Recorded data:
-- BEGIN --
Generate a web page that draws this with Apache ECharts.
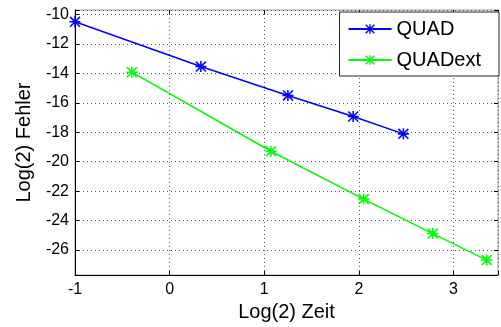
<!DOCTYPE html>
<html><head><meta charset="utf-8">
<script src="https://cdn.jsdelivr.net/npm/echarts@6/dist/echarts.min.js"></script>
<style>html,body{margin:0;padding:0;background:#fff}#c{width:501px;height:327px}</style>
</head><body><div id="c"></div>
<script>
const seriesNames = ['QUAD', 'QUADext'];
const quadX = [-1, 0.33, 1.25, 1.94, 2.47];
const quadY = [-10.5, -13.54, -15.5, -16.93, -18.11];
const quadExtX = [-0.4, 1.07, 2.05, 2.78, 3.35];
const quadExtY = [-13.92, -19.29, -22.54, -24.88, -26.68];
const xTicks = [-1, 0, 1, 2, 3];
const yTicks = [-26, -24, -22, -20, -18, -16, -14, -12, -10];
const xLabel = 'Log(2) Zeit';
const yLabel = 'Log(2) Fehler';

const star = 'path://M4.3 0H5.7V10H4.3Z M0 4.3H10V5.7H0Z M0 1L1 0L10 9L9 10Z M9 0L10 1L1 10L0 9Z';
const pair = (xs, ys) => xs.map((x, i) => [x, ys[i]]);
const font = 'Liberation Sans, Arial, sans-serif';
const grid = {left: 75, right: 1.5, top: 10, bottom: 48, show: true, borderColor: '#999', borderWidth: 1, backgroundColor: '#fff'};
const split = {show: true, lineStyle: {color: '#555', type: [1, 3], width: 1}};

const chart = echarts.init(document.getElementById('c'), null, {renderer: 'canvas'});
chart.setOption({
  animation: false,
  backgroundColor: '#fff',
  grid: grid,
  legend: {
    right: 2, top: 12, orient: 'vertical',
    data: seriesNames,
    backgroundColor: '#fff', borderColor: '#222', borderWidth: 1,
    padding: [6, 18, 5, 8], itemWidth: 43, itemHeight: 12, itemGap: 9,
    textStyle: {fontFamily: font, fontSize: 20, color: '#000', lineHeight: 22}
  },
  xAxis: [{
    type: 'value', min: -1, max: 3.47, interval: 1,
    name: xLabel, nameLocation: 'middle', nameGap: 22,
    nameTextStyle: {fontFamily: font, fontSize: 20, color: '#000'},
    axisLine: {show: true, onZero: false, lineStyle: {color: '#000', width: 1}},
    axisTick: {show: true, inside: true, length: 4, lineStyle: {color: '#000'}},
    axisLabel: {fontFamily: font, fontSize: 16, color: '#000', margin: 6,
      formatter: v => xTicks.includes(v) ? String(v) : ''},
    splitLine: split
  }, {
    type: 'value', min: -1, max: 3.47, interval: 1, position: 'top',
    axisLine: {show: false, onZero: false}, axisLabel: {show: false}, splitLine: {show: false},
    axisTick: {show: true, inside: true, length: 4, lineStyle: {color: '#000'}}
  }],
  yAxis: [{
    type: 'value', min: -27.7, max: -9.7, splitNumber: 9,
    name: yLabel, nameLocation: 'middle', nameGap: 38,
    nameTextStyle: {fontFamily: font, fontSize: 20, color: '#000'},
    axisLine: {show: true, onZero: false, lineStyle: {color: '#000', width: 1}},
    axisTick: {show: true, inside: true, length: 4, lineStyle: {color: '#000'}},
    axisLabel: {fontFamily: font, fontSize: 16, color: '#000', margin: 6,
      formatter: v => yTicks.includes(v) ? String(v) : ''},
    splitLine: split
  }, {
    type: 'value', min: -27.7, max: -9.7, splitNumber: 9, position: 'right',
    axisLine: {show: false, onZero: false}, axisLabel: {show: false}, splitLine: {show: false},
    axisTick: {show: true, inside: true, length: 4, lineStyle: {color: '#000'}}
  }],
  series: [{
    name: seriesNames[0], type: 'line', data: pair(quadX, quadY),
    xAxisIndex: 0, yAxisIndex: 0,
    symbol: star, symbolSize: 11,
    lineStyle: {color: '#0000ff', width: 1.5},
    itemStyle: {color: '#0000ff'}
  }, {
    name: seriesNames[1], type: 'line', data: pair(quadExtX, quadExtY),
    xAxisIndex: 0, yAxisIndex: 0,
    symbol: star, symbolSize: 11,
    lineStyle: {color: '#00ff00', width: 1.5},
    itemStyle: {color: '#00ff00'}
  }]
});
</script></body></html>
-- END --
All of the material above is to be copied exactly, except for its images.

Generate a web page that draws this with Apache ECharts.
<!DOCTYPE html>
<html><head><meta charset="utf-8">
<script src="https://cdn.jsdelivr.net/npm/echarts@6/dist/echarts.min.js"></script>
<style>html,body{margin:0;padding:0;background:#fff}#c{width:501px;height:327px}</style>
</head><body><div id="c"></div>
<script>
const seriesNames = ['QUAD', 'QUADext'];
const quadX = [-1, 0.33, 1.25, 1.94, 2.47];
const quadY = [-10.5, -13.54, -15.5, -16.93, -18.11];
const quadExtX = [-0.4, 1.07, 2.05, 2.78, 3.35];
const quadExtY = [-13.92, -19.29, -22.54, -24.88, -26.68];
const xTicks = [-1, 0, 1, 2, 3];
const yTicks = [-26, -24, -22, -20, -18, -16, -14, -12, -10];
const xLabel = 'Log(2) Zeit';
const yLabel = 'Log(2) Fehler';

const star = 'path://M4.3 0H5.7V10H4.3Z M0 4.3H10V5.7H0Z M0 1L1 0L10 9L9 10Z M9 0L10 1L1 10L0 9Z';
const pair = (xs, ys) => xs.map((x, i) => [x, ys[i]]);
const font = 'Liberation Sans, Arial, sans-serif';
const grid = {left: 75, right: 1.5, top: 10, bottom: 48, show: true, borderColor: '#999', borderWidth: 1, backgroundColor: '#fff'};
const split = {show: true, lineStyle: {color: '#555', type: [1, 3], width: 1}};

const chart = echarts.init(document.getElementById('c'), null, {renderer: 'canvas'});
chart.setOption({
  animation: false,
  backgroundColor: '#fff',
  grid: grid,
  legend: {
    right: 2, top: 12, orient: 'vertical',
    data: seriesNames,
    backgroundColor: '#fff', borderColor: '#222', borderWidth: 1,
    padding: [6, 18, 5, 8], itemWidth: 43, itemHeight: 12, itemGap: 9,
    textStyle: {fontFamily: font, fontSize: 20, color: '#000', lineHeight: 22}
  },
  xAxis: [{
    type: 'value', min: -1, max: 3.47, interval: 1,
    name: xLabel, nameLocation: 'middle', nameGap: 22,
    nameTextStyle: {fontFamily: font, fontSize: 20, color: '#000'},
    axisLine: {show: true, onZero: false, lineStyle: {color: '#000', width: 1}},
    axisTick: {show: true, inside: true, length: 4, lineStyle: {color: '#000'}},
    axisLabel: {fontFamily: font, fontSize: 16, color: '#000', margin: 6,
      formatter: v => xTicks.includes(v) ? String(v) : ''},
    splitLine: split
  }, {
    type: 'value', min: -1, max: 3.47, interval: 1, position: 'top',
    axisLine: {show: false, onZero: false}, axisLabel: {show: false}, splitLine: {show: false},
    axisTick: {show: true, inside: true, length: 4, lineStyle: {color: '#000'}}
  }],
  yAxis: [{
    type: 'value', min: -27.7, max: -9.7, splitNumber: 9,
    name: yLabel, nameLocation: 'middle', nameGap: 38,
    nameTextStyle: {fontFamily: font, fontSize: 20, color: '#000'},
    axisLine: {show: true, onZero: false, lineStyle: {color: '#000', width: 1}},
    axisTick: {show: true, inside: true, length: 4, lineStyle: {color: '#000'}},
    axisLabel: {fontFamily: font, fontSize: 16, color: '#000', margin: 6,
      formatter: v => yTicks.includes(v) ? String(v) : ''},
    splitLine: split
  }, {
    type: 'value', min: -27.7, max: -9.7, splitNumber: 9, position: 'right',
    axisLine: {show: false, onZero: false}, axisLabel: {show: false}, splitLine: {show: false},
    axisTick: {show: true, inside: true, length: 4, lineStyle: {color: '#000'}}
  }],
  series: [{
    name: seriesNames[0], type: 'line', data: pair(quadX, quadY),
    xAxisIndex: 0, yAxisIndex: 0,
    symbol: star, symbolSize: 11,
    lineStyle: {color: '#0000ff', width: 1.5},
    itemStyle: {color: '#0000ff'}
  }, {
    name: seriesNames[1], type: 'line', data: pair(quadExtX, quadExtY),
    xAxisIndex: 0, yAxisIndex: 0,
    symbol: star, symbolSize: 11,
    lineStyle: {color: '#00ff00', width: 1.5},
    itemStyle: {color: '#00ff00'}
  }]
});
</script></body></html>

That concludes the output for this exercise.